WHAT TO DO: Spot every line with the word "full" and return it.

Charts and diagrams as code:

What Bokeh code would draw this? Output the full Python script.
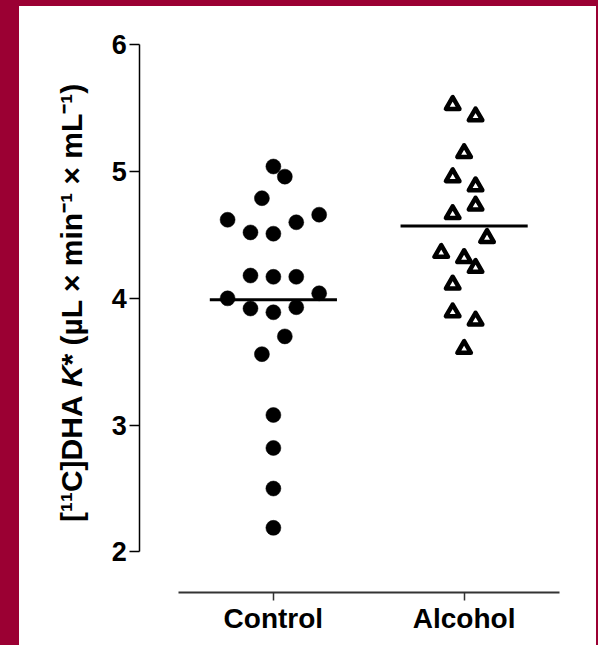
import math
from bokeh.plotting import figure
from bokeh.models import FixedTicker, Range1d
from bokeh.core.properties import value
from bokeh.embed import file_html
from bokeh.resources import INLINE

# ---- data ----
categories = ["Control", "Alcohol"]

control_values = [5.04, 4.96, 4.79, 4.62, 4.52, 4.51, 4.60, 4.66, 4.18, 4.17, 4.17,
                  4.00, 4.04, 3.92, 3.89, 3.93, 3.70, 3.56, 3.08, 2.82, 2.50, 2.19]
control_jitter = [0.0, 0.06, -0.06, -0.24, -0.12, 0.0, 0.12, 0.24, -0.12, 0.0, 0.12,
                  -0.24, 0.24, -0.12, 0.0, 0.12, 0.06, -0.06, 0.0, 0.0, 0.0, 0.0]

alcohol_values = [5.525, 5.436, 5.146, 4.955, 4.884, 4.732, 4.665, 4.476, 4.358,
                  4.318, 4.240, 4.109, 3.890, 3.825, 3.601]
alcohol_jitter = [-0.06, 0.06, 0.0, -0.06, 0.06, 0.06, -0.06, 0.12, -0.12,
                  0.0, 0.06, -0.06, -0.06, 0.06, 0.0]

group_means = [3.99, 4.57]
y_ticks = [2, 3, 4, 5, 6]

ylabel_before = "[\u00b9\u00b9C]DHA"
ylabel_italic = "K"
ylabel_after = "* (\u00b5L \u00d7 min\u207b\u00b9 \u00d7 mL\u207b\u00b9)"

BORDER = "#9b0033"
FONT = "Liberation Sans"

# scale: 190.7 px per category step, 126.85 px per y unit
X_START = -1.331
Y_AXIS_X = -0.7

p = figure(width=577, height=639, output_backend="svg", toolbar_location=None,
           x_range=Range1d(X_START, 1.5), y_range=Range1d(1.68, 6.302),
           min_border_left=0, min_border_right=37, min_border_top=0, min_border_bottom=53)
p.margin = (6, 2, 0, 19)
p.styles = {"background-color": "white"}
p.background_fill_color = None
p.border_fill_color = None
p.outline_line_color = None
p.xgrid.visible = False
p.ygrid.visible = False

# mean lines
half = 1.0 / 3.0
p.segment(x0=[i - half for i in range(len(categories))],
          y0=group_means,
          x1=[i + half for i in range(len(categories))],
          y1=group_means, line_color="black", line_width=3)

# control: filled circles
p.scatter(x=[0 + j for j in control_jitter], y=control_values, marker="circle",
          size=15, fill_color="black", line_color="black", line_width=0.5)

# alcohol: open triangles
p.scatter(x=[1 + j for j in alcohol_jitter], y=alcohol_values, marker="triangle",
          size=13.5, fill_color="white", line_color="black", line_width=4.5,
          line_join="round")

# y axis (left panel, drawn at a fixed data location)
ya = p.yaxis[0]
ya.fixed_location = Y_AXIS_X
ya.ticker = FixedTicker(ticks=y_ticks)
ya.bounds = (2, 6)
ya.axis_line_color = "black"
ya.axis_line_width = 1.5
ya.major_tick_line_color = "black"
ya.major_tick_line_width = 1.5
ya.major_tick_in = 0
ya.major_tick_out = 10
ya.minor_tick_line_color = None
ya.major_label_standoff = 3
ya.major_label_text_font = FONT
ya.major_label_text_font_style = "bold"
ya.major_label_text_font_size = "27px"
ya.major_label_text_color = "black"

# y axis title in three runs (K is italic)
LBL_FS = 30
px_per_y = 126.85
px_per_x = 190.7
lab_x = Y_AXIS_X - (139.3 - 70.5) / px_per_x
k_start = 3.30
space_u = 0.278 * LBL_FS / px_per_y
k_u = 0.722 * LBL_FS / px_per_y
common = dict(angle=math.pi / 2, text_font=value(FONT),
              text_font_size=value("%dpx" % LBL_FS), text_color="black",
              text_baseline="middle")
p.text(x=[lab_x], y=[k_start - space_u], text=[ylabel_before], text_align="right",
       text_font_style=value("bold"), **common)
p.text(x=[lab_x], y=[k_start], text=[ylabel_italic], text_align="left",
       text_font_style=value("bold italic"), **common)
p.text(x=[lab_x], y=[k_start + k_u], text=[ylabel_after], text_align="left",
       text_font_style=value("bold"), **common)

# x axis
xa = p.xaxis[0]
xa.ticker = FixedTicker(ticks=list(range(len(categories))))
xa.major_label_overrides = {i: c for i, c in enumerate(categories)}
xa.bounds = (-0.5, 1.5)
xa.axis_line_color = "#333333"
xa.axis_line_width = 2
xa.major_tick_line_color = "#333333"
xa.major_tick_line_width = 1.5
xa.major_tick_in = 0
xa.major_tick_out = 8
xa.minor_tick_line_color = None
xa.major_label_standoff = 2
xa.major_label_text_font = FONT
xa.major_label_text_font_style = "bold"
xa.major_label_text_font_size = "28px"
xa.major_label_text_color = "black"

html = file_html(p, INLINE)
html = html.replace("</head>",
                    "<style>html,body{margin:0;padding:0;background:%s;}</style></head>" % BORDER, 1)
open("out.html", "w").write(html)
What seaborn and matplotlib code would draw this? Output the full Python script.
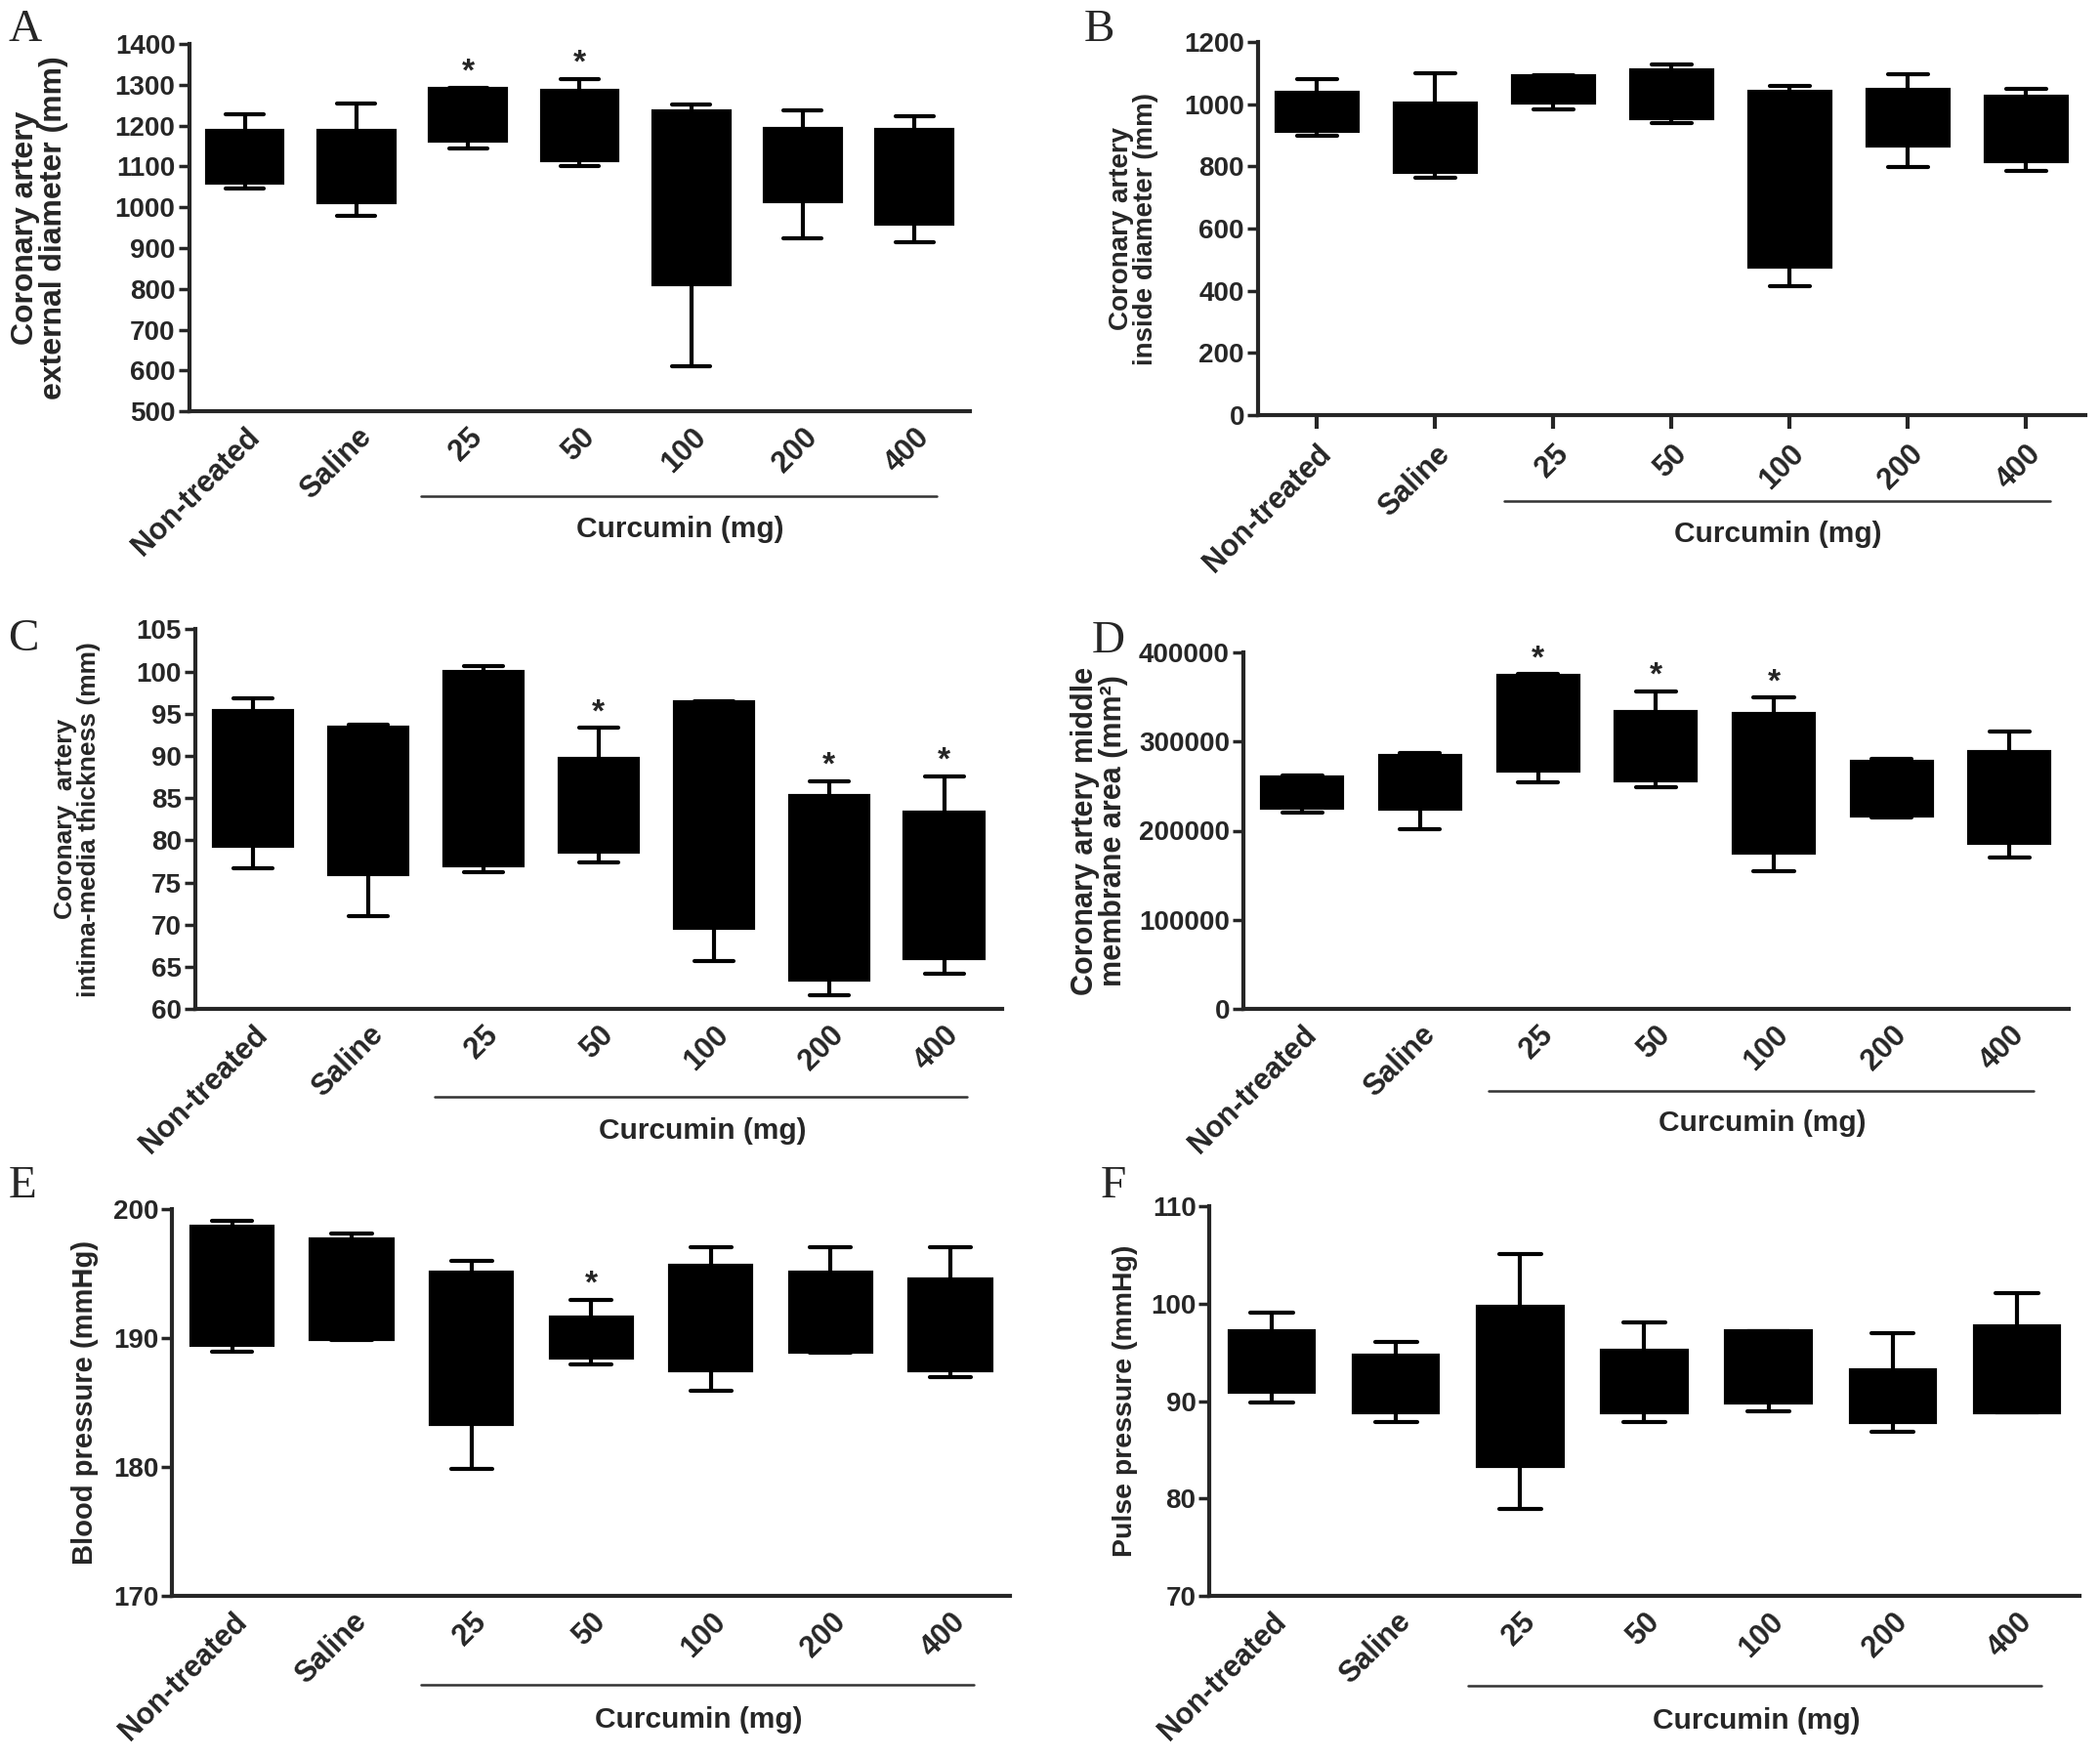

EXERCISE RESPONSE:
What Bokeh code would draw this? Output the full Python script.
What seaborn and matplotlib code would draw this? Output the full Python script.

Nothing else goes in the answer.